Of course, it might be possible that some people encounter my website first on their mobile phone, and then they pull out their laptop to actually make the purchase.

But based on this information alone, it looks like a desktop user is worth three times as much, and therefore I should bid that much more on that kind of traffic, when given that option on an online advertising platform, and they always give you that option.


This next report is browser and operating systems. You can find it under Audience > Technology > Browser & OS.

The value in this report, in my opinion, comes from detecting when there is a large difference in conversion rate or whatever, whenever the user is on some particular technology, for example using a particular browser.

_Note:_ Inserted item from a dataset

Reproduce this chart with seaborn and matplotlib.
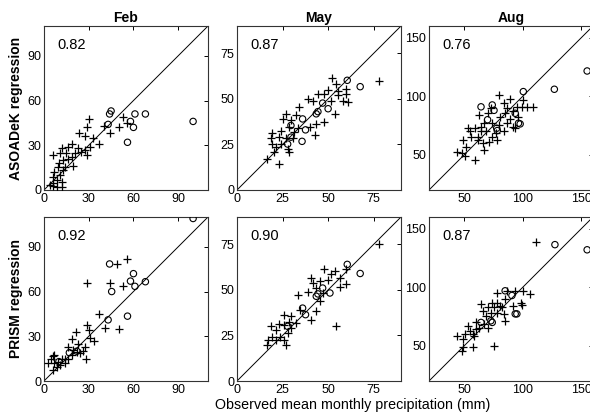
import numpy as np
import pandas as pd
import matplotlib
matplotlib.use("Agg")
import matplotlib.pyplot as plt
import seaborn as sns

months = ["Feb", "May", "Aug"]
models = ["ASOADeK regression", "PRISM regression"]
r_values = [["0.82", "0.87", "0.76"], ["0.92", "0.90", "0.87"]]
axis_limits = [(0, 110), (0, 90), (20, 160)]
axis_ticks = [[0, 30, 60, 90], [0, 25, 50, 75], [50, 100, 150]]

# ---- Feb, ASOADeK ----
feb_aso_plus_x = [30, 29, 40, 44, 50, 53, 56, 37, 33, 27.5, 23.5, 31, 27.5, 29, 23, 18.6, 16, 21, 18.5, 15,
                  12, 11, 6, 19.7, 14, 13, 9.6, 7, 6, 11, 8.5, 6, 12, 9, 12, 6, 10, 13, 16, 4, 25]
feb_aso_plus_y = [47.5, 42, 43, 38, 42, 49, 45, 31, 35, 36, 38, 29, 27, 23.5, 28, 31, 29, 24.5, 22, 24.5,
                  28, 24.5, 23.5, 16, 15.6, 13.4, 15.6, 12, 9, 10, 6.7, 5, 5.6, 2, 1.8, 2.7, 18, 20, 21, 3.3, 25.7]
feb_aso_circ_x = [44, 45, 43, 61, 68, 58, 60, 56, 100]
feb_aso_circ_y = [51, 53, 44, 51, 51, 46, 42, 32, 46]

# ---- May, ASOADeK ----
may_aso_plus_x = [77.8, 52.4, 54.6, 50, 47.8, 60, 59.6, 55.5, 58.3, 61, 44.4, 38.9, 41.7, 51.8, 53.7, 48, 43,
                  39.8, 43.5, 34, 32.4, 26.9, 25, 29.6, 28.7, 24, 33.7, 31.5, 19.4, 23, 26.9, 30.5, 19.4, 21.3,
                  24, 27.8, 28.7, 20.4, 16.7, 22.8, 18.5, 55.5]
may_aso_plus_y = [59.7, 61.7, 58.4, 54.7, 52.9, 55.6, 52.9, 52, 49, 48.2, 52.5, 49.7, 48.6, 49, 41.8, 37.2, 30.2,
                  34.4, 36, 45.5, 40.9, 41.8, 39, 38.5, 34.4, 32.6, 34, 31.7, 31.3, 29, 28.4, 28.6, 25.2, 23.4,
                  25.2, 22.5, 20.6, 20.6, 17, 14.5, 28.5, 54.3]
may_aso_circ_x = [60.5, 67.6, 36, 37.6, 35.7, 47, 50, 43.5, 44.4, 27.8, 29.6, 29.6]
may_aso_circ_y = [60.2, 56.7, 39, 33, 26.7, 47.7, 44.6, 41.8, 43, 25.2, 35.4, 29]

# ---- Aug, ASOADeK ----
aug_aso_plus_x = [109, 104, 99, 100, 79.7, 84, 89, 86.6, 91.7, 85, 81, 89.4, 96.4, 87, 92, 93.6, 84, 77, 74,
                  78.3, 71.4, 67, 66, 61.7, 64, 67, 63, 70, 72.8, 59, 54.7, 56, 53.3, 49, 52, 47.8, 43.6, 50.5,
                  59, 74, 68.6, 79.7, 61.7, 64.4, 95]
aug_aso_plus_y = [90.6, 90.6, 91, 97, 101, 94, 98, 90, 87.8, 85.5, 82.7, 81, 82.7, 77, 74, 72.7, 70, 68.5, 65.6,
                  62.8, 61.4, 54.3, 60, 62.8, 74, 77, 84, 85.5, 90, 72.7, 70, 65.6, 72.7, 62.8, 57, 51.4, 52.8,
                  48.6, 45.7, 77, 70, 75.6, 65.6, 70, 91]
aug_aso_circ_x = [155, 127, 100.5, 64.4, 74, 75.5, 93.6, 96.4, 97.8, 70, 77.8, 78.3]
aug_aso_circ_y = [121.6, 106, 104, 91, 92.6, 88, 85.5, 77, 76.4, 80, 72.7, 70.7]

# ---- Feb, PRISM ----
feb_pri_plus_x = [49, 56, 28.7, 44, 53, 37, 41, 50, 29, 30, 33.6, 21.5, 18.6, 23, 27.5, 28, 24, 16, 22, 18.6,
                  14, 12, 9.6, 7, 5, 6, 8.5, 6, 10.7, 14, 16, 3, 7, 26, 19.7, 31]
feb_pri_plus_y = [78.5, 81.6, 66, 65.5, 63.4, 45, 35.6, 35, 37.7, 34.5, 26.5, 32.7, 28, 25, 22.6, 15, 18.6, 22.6,
                  19.5, 17.5, 15, 14.5, 13, 12, 14.6, 17, 9.6, 7.4, 10.8, 12, 14.6, 12, 17.5, 20.4, 21, 29]
feb_pri_circ_x = [100, 44, 45.4, 60, 58, 61, 68, 56, 43, 17, 22, 10]
feb_pri_circ_y = [109, 78.5, 60, 72, 67, 63.5, 66.6, 43.5, 41, 19, 20, 13]

# ---- May, PRISM ----
may_pri_plus_x = [77.8, 60, 53.7, 48, 51.8, 56.5, 60, 56.5, 50, 45.4, 40.7, 43.5, 38.9, 33.3, 45.4, 43.5, 54.6,
                  34.3, 40.7, 29.6, 25.9, 28.7, 25.9, 29.6, 23, 18.5, 21.3, 23.7, 19.4, 17.2, 16.7, 21.3, 26.9,
                  25.9, 27.8, 32.4, 47, 41.7]
may_pri_plus_y = [75, 61.4, 60.3, 61.2, 58.5, 56.6, 53, 51.7, 55.7, 54.8, 56.6, 51, 48.7, 47.4, 43.8, 38.2, 30,
                  39, 33.6, 35.5, 36.4, 32.2, 30.9, 29, 31.2, 30.3, 28, 24.4, 24, 22.6, 19.8, 22.6, 19.8, 22.6,
                  26.6, 31.8, 48.3, 54]
may_pri_circ_x = [60.5, 67.6, 51, 47, 44.4, 43.5, 36, 37.6, 27.8]
may_pri_circ_y = [64, 59, 48.3, 51, 47.8, 46.5, 40, 36.4, 30]

# ---- Aug, PRISM ----
aug_pri_plus_x = [111.7, 106, 100, 93.6, 86.6, 77.8, 98.6, 91.7, 99, 85, 81, 74, 75.5, 70, 64.4, 65.8, 78.3,
                  83.9, 85, 72.8, 68.6, 67, 63, 60, 70, 53.3, 54.7, 57.5, 50.5, 43.6, 49, 57.5, 49, 47.8, 75.5,
                  60, 78.3, 58.7, 82.5]
aug_pri_plus_y = [138.6, 94, 97, 97, 97, 95.5, 87, 84.4, 84.7, 90, 84.4, 87, 82.8, 82.8, 85.5, 80, 78.4, 77,
                  71.4, 78.4, 75.6, 68.5, 65.6, 64.2, 65.6, 67, 62.8, 60, 60, 58, 55.7, 48.6, 48.6, 45.7, 50,
                  70, 87, 58.6, 83]
aug_pri_circ_x = [155, 127.5, 93.6, 95, 74, 72.8, 90.8, 85, 64.4]
aug_pri_circ_y = [132, 136.4, 77.3, 77.3, 70, 71.4, 93, 97, 70]

plus_data = [[(feb_aso_plus_x, feb_aso_plus_y), (may_aso_plus_x, may_aso_plus_y), (aug_aso_plus_x, aug_aso_plus_y)],
             [(feb_pri_plus_x, feb_pri_plus_y), (may_pri_plus_x, may_pri_plus_y), (aug_pri_plus_x, aug_pri_plus_y)]]
circ_data = [[(feb_aso_circ_x, feb_aso_circ_y), (may_aso_circ_x, may_aso_circ_y), (aug_aso_circ_x, aug_aso_circ_y)],
             [(feb_pri_circ_x, feb_pri_circ_y), (may_pri_circ_x, may_pri_circ_y), (aug_pri_circ_x, aug_pri_circ_y)]]

sns.set_theme(style="white")
plt.rcParams['font.family'] = ['Liberation Sans', 'DejaVu Sans']
plt.rcParams['text.color'] = 'black'
plt.rcParams['axes.labelcolor'] = 'black'
plt.rcParams['xtick.color'] = 'black'
plt.rcParams['ytick.color'] = 'black'

fig = plt.figure(figsize=(5.9, 4.13), dpi=100)
W, H = 590, 413
lefts = [44, 237, 429]
bottoms_px = [190, 381]
size = 164

for r in range(2):
    for c in range(3):
        ax = fig.add_axes([lefts[c] / W, 1 - bottoms_px[r] / H, size / W, size / H])
        lo, hi = axis_limits[c]
        ax.plot([lo, hi], [lo, hi], color='black', lw=0.7, zorder=1)
        px, py = plus_data[r][c]
        cx, cy = circ_data[r][c]
        sns.scatterplot(x=px, y=py, marker='+', color='black', s=36, linewidth=0.9, ax=ax, zorder=3)
        sns.scatterplot(x=cx, y=cy, marker='o', facecolors='none', edgecolor='black', s=21,
                        linewidth=0.8, ax=ax, zorder=3)
        ax.set_xlim(lo, hi)
        ax.set_ylim(lo, hi)
        ax.set_xticks(axis_ticks[c])
        ax.set_yticks(axis_ticks[c])
        ax.tick_params(direction='in', length=3, width=0.7, top=True, right=True,
                       labelsize=9, colors='black', pad=2)
        for sp in ax.spines.values():
            sp.set_color('#333333')
            sp.set_linewidth(0.8)
        ax.text(0.08, 0.925, r_values[r][c], transform=ax.transAxes, fontsize=10.5,
                ha='left', va='top', color='black')
        if r == 0:
            ax.set_title(months[c], fontsize=10, fontweight='bold', pad=3, color='black')
        if c == 0:
            ax.set_ylabel(models[r], fontsize=10, fontweight='bold', labelpad=3)

fig.text(353 / W, 1 - 405 / H, "Observed mean monthly precipitation (mm)", ha='center', va='center',
         fontsize=10.3)

fig.savefig("out.png", dpi=100)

This can indicate that your front-end is not rendering correctly there. Maybe some JavaScript features aren’t supported, or maybe the CSS has some special quirks in that browser and your design falls apart. And this can manifest itself as lower conversion rates.

And with that in mind though, the data of what web browser people are using is also correlated perhaps with their income and so on. I would assume that people using Safari are probably in a higher income bracket because Macs are expensive.

Anyway, if I scroll down here, I also select Ecommerce - I always like that one better than the defaults. These, by the way, show my custom goals. I’ll go into that later.

And so here we see that Chrome makes up 52% of my sessions, and then Safari -that's quite a lot- then Internet Explorer, which I specifically don't support, even though maybe I should but it's just such a pain in the ass.

If I go across here, then we see that Internet Explorer's per session value is 8 cent. Whereas Safari is 15 cent, and Chrome is 12 cent.

My hypothesis is that perhaps I'm not displaying correctly in Internet Explorer and based on this sort of information, that might be a cue to check out how my website looks in Internet Explorer.

In fact, if we go down here we see Opera Mini, despite having 3% of my traffic, I had zero transactions, as did UC Browser. All of this indicates that much more strongly than with Internet Explorer, that there could be a real rendering problem in this case. Yeah, that could warrant further investigation.